- **Task instructions**:
Your task is to copy the listing exactly. Drop any pictures from the copy.

- **Data provided**:

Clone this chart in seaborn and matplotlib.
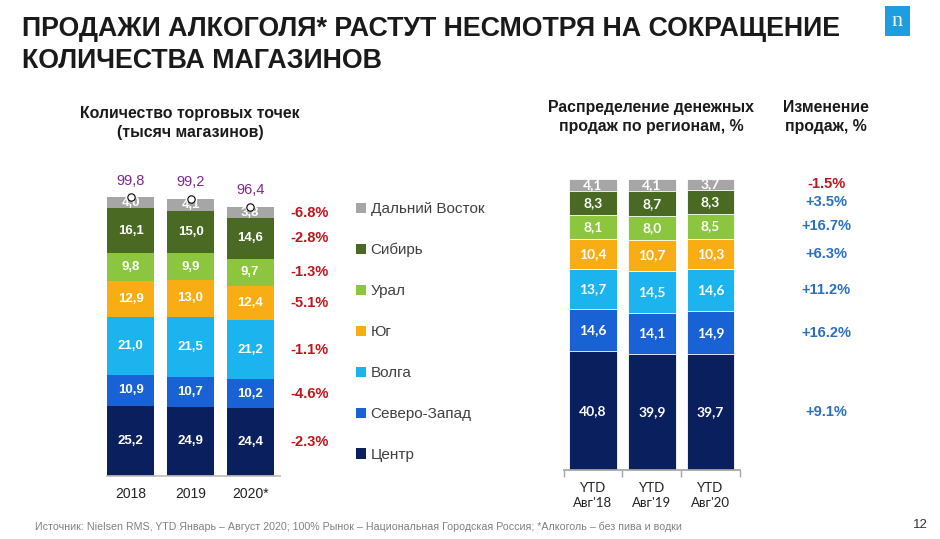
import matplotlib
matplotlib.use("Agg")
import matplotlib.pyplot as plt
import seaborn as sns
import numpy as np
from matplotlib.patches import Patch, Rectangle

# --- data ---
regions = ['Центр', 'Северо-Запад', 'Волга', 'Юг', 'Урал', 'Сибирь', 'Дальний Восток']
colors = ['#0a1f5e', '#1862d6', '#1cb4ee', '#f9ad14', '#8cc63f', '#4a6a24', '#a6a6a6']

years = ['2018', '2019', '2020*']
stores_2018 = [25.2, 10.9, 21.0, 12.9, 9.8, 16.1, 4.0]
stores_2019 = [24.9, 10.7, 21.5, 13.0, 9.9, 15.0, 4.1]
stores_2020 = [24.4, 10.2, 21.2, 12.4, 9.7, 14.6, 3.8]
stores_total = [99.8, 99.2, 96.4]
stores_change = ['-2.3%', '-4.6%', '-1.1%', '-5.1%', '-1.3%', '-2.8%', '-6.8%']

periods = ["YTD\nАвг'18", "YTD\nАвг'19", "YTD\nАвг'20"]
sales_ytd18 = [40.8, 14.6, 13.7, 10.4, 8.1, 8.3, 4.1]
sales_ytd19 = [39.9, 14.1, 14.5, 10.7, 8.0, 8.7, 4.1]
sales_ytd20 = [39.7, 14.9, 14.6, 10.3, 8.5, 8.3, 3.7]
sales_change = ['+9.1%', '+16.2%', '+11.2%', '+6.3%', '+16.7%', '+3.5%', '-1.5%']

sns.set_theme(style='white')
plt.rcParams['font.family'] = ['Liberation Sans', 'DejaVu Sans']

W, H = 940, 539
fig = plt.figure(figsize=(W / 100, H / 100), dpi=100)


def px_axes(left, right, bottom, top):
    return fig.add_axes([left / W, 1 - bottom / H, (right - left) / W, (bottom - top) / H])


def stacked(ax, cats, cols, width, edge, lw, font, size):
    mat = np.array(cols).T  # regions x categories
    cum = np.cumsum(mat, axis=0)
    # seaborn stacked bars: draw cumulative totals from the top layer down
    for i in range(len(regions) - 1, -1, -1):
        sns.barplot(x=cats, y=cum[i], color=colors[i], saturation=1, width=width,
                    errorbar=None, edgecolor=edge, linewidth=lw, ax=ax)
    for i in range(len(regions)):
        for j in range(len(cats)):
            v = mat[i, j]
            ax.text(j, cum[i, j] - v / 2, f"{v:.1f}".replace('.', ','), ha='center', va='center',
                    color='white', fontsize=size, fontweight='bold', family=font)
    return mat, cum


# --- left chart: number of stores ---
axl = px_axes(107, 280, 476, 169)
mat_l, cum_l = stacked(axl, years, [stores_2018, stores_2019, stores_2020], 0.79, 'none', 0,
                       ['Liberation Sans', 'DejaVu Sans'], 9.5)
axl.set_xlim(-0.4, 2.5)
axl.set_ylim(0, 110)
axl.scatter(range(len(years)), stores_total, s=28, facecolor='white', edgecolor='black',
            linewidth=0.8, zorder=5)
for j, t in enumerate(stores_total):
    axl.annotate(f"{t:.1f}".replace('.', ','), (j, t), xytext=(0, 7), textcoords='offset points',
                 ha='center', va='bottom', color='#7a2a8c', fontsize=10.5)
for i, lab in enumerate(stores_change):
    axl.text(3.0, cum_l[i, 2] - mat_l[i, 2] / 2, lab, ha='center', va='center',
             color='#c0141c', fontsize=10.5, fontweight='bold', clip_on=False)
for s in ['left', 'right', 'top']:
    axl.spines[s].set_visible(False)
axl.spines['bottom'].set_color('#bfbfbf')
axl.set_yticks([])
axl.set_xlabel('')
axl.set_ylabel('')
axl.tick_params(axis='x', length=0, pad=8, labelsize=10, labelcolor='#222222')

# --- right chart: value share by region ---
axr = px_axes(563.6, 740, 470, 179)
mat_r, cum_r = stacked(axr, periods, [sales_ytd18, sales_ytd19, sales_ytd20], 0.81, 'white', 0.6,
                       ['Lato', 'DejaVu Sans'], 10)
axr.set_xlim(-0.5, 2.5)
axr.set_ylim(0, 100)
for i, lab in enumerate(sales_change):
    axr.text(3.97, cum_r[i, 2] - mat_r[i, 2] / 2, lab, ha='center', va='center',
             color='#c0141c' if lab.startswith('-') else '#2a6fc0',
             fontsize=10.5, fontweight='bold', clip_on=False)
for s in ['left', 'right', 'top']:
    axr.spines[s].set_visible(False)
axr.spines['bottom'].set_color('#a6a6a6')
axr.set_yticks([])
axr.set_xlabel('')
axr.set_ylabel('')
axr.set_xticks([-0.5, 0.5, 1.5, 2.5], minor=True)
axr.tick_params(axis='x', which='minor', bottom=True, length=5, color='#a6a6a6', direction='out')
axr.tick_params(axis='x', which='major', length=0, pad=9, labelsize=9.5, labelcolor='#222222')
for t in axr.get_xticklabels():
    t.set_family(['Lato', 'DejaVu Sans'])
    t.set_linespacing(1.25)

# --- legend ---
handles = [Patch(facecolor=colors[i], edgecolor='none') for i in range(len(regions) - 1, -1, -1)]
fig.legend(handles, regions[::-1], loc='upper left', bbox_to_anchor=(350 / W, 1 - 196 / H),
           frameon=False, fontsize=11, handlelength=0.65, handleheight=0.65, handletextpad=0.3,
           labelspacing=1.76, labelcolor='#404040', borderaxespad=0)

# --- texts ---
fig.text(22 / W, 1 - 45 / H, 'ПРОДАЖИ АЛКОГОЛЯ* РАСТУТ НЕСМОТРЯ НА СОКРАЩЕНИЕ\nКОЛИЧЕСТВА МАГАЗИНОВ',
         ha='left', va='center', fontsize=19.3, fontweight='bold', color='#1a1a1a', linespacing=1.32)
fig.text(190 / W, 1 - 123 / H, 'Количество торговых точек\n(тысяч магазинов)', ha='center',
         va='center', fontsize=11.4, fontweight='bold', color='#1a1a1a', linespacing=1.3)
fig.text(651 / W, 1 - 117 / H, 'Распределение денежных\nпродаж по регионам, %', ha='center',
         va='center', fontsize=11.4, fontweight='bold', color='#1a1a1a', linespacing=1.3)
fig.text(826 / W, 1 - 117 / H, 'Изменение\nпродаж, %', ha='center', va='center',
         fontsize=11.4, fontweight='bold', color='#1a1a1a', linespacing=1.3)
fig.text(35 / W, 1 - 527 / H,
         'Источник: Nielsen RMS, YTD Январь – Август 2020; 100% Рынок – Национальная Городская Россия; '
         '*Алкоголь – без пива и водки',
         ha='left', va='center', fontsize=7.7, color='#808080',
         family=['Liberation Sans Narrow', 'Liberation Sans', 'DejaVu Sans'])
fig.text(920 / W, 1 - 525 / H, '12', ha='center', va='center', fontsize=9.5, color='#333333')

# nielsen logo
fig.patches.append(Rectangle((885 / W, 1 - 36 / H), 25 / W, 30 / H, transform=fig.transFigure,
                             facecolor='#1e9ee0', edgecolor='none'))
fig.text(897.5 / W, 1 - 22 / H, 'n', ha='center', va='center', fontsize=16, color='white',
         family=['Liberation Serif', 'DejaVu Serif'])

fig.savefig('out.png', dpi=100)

- **Answer to this problem**:
Clone this chart in seaborn and matplotlib.
import matplotlib
matplotlib.use("Agg")
import matplotlib.pyplot as plt
import seaborn as sns
import numpy as np
from matplotlib.patches import Patch, Rectangle

# --- data ---
regions = ['Центр', 'Северо-Запад', 'Волга', 'Юг', 'Урал', 'Сибирь', 'Дальний Восток']
colors = ['#0a1f5e', '#1862d6', '#1cb4ee', '#f9ad14', '#8cc63f', '#4a6a24', '#a6a6a6']

years = ['2018', '2019', '2020*']
stores_2018 = [25.2, 10.9, 21.0, 12.9, 9.8, 16.1, 4.0]
stores_2019 = [24.9, 10.7, 21.5, 13.0, 9.9, 15.0, 4.1]
stores_2020 = [24.4, 10.2, 21.2, 12.4, 9.7, 14.6, 3.8]
stores_total = [99.8, 99.2, 96.4]
stores_change = ['-2.3%', '-4.6%', '-1.1%', '-5.1%', '-1.3%', '-2.8%', '-6.8%']

periods = ["YTD\nАвг'18", "YTD\nАвг'19", "YTD\nАвг'20"]
sales_ytd18 = [40.8, 14.6, 13.7, 10.4, 8.1, 8.3, 4.1]
sales_ytd19 = [39.9, 14.1, 14.5, 10.7, 8.0, 8.7, 4.1]
sales_ytd20 = [39.7, 14.9, 14.6, 10.3, 8.5, 8.3, 3.7]
sales_change = ['+9.1%', '+16.2%', '+11.2%', '+6.3%', '+16.7%', '+3.5%', '-1.5%']

sns.set_theme(style='white')
plt.rcParams['font.family'] = ['Liberation Sans', 'DejaVu Sans']

W, H = 940, 539
fig = plt.figure(figsize=(W / 100, H / 100), dpi=100)


def px_axes(left, right, bottom, top):
    return fig.add_axes([left / W, 1 - bottom / H, (right - left) / W, (bottom - top) / H])


def stacked(ax, cats, cols, width, edge, lw, font, size):
    mat = np.array(cols).T  # regions x categories
    cum = np.cumsum(mat, axis=0)
    # seaborn stacked bars: draw cumulative totals from the top layer down
    for i in range(len(regions) - 1, -1, -1):
        sns.barplot(x=cats, y=cum[i], color=colors[i], saturation=1, width=width,
                    errorbar=None, edgecolor=edge, linewidth=lw, ax=ax)
    for i in range(len(regions)):
        for j in range(len(cats)):
            v = mat[i, j]
            ax.text(j, cum[i, j] - v / 2, f"{v:.1f}".replace('.', ','), ha='center', va='center',
                    color='white', fontsize=size, fontweight='bold', family=font)
    return mat, cum


# --- left chart: number of stores ---
axl = px_axes(107, 280, 476, 169)
mat_l, cum_l = stacked(axl, years, [stores_2018, stores_2019, stores_2020], 0.79, 'none', 0,
                       ['Liberation Sans', 'DejaVu Sans'], 9.5)
axl.set_xlim(-0.4, 2.5)
axl.set_ylim(0, 110)
axl.scatter(range(len(years)), stores_total, s=28, facecolor='white', edgecolor='black',
            linewidth=0.8, zorder=5)
for j, t in enumerate(stores_total):
    axl.annotate(f"{t:.1f}".replace('.', ','), (j, t), xytext=(0, 7), textcoords='offset points',
                 ha='center', va='bottom', color='#7a2a8c', fontsize=10.5)
for i, lab in enumerate(stores_change):
    axl.text(3.0, cum_l[i, 2] - mat_l[i, 2] / 2, lab, ha='center', va='center',
             color='#c0141c', fontsize=10.5, fontweight='bold', clip_on=False)
for s in ['left', 'right', 'top']:
    axl.spines[s].set_visible(False)
axl.spines['bottom'].set_color('#bfbfbf')
axl.set_yticks([])
axl.set_xlabel('')
axl.set_ylabel('')
axl.tick_params(axis='x', length=0, pad=8, labelsize=10, labelcolor='#222222')

# --- right chart: value share by region ---
axr = px_axes(563.6, 740, 470, 179)
mat_r, cum_r = stacked(axr, periods, [sales_ytd18, sales_ytd19, sales_ytd20], 0.81, 'white', 0.6,
                       ['Lato', 'DejaVu Sans'], 10)
axr.set_xlim(-0.5, 2.5)
axr.set_ylim(0, 100)
for i, lab in enumerate(sales_change):
    axr.text(3.97, cum_r[i, 2] - mat_r[i, 2] / 2, lab, ha='center', va='center',
             color='#c0141c' if lab.startswith('-') else '#2a6fc0',
             fontsize=10.5, fontweight='bold', clip_on=False)
for s in ['left', 'right', 'top']:
    axr.spines[s].set_visible(False)
axr.spines['bottom'].set_color('#a6a6a6')
axr.set_yticks([])
axr.set_xlabel('')
axr.set_ylabel('')
axr.set_xticks([-0.5, 0.5, 1.5, 2.5], minor=True)
axr.tick_params(axis='x', which='minor', bottom=True, length=5, color='#a6a6a6', direction='out')
axr.tick_params(axis='x', which='major', length=0, pad=9, labelsize=9.5, labelcolor='#222222')
for t in axr.get_xticklabels():
    t.set_family(['Lato', 'DejaVu Sans'])
    t.set_linespacing(1.25)

# --- legend ---
handles = [Patch(facecolor=colors[i], edgecolor='none') for i in range(len(regions) - 1, -1, -1)]
fig.legend(handles, regions[::-1], loc='upper left', bbox_to_anchor=(350 / W, 1 - 196 / H),
           frameon=False, fontsize=11, handlelength=0.65, handleheight=0.65, handletextpad=0.3,
           labelspacing=1.76, labelcolor='#404040', borderaxespad=0)

# --- texts ---
fig.text(22 / W, 1 - 45 / H, 'ПРОДАЖИ АЛКОГОЛЯ* РАСТУТ НЕСМОТРЯ НА СОКРАЩЕНИЕ\nКОЛИЧЕСТВА МАГАЗИНОВ',
         ha='left', va='center', fontsize=19.3, fontweight='bold', color='#1a1a1a', linespacing=1.32)
fig.text(190 / W, 1 - 123 / H, 'Количество торговых точек\n(тысяч магазинов)', ha='center',
         va='center', fontsize=11.4, fontweight='bold', color='#1a1a1a', linespacing=1.3)
fig.text(651 / W, 1 - 117 / H, 'Распределение денежных\nпродаж по регионам, %', ha='center',
         va='center', fontsize=11.4, fontweight='bold', color='#1a1a1a', linespacing=1.3)
fig.text(826 / W, 1 - 117 / H, 'Изменение\nпродаж, %', ha='center', va='center',
         fontsize=11.4, fontweight='bold', color='#1a1a1a', linespacing=1.3)
fig.text(35 / W, 1 - 527 / H,
         'Источник: Nielsen RMS, YTD Январь – Август 2020; 100% Рынок – Национальная Городская Россия; '
         '*Алкоголь – без пива и водки',
         ha='left', va='center', fontsize=7.7, color='#808080',
         family=['Liberation Sans Narrow', 'Liberation Sans', 'DejaVu Sans'])
fig.text(920 / W, 1 - 525 / H, '12', ha='center', va='center', fontsize=9.5, color='#333333')

# nielsen logo
fig.patches.append(Rectangle((885 / W, 1 - 36 / H), 25 / W, 30 / H, transform=fig.transFigure,
                             facecolor='#1e9ee0', edgecolor='none'))
fig.text(897.5 / W, 1 - 22 / H, 'n', ha='center', va='center', fontsize=16, color='white',
         family=['Liberation Serif', 'DejaVu Serif'])

fig.savefig('out.png', dpi=100)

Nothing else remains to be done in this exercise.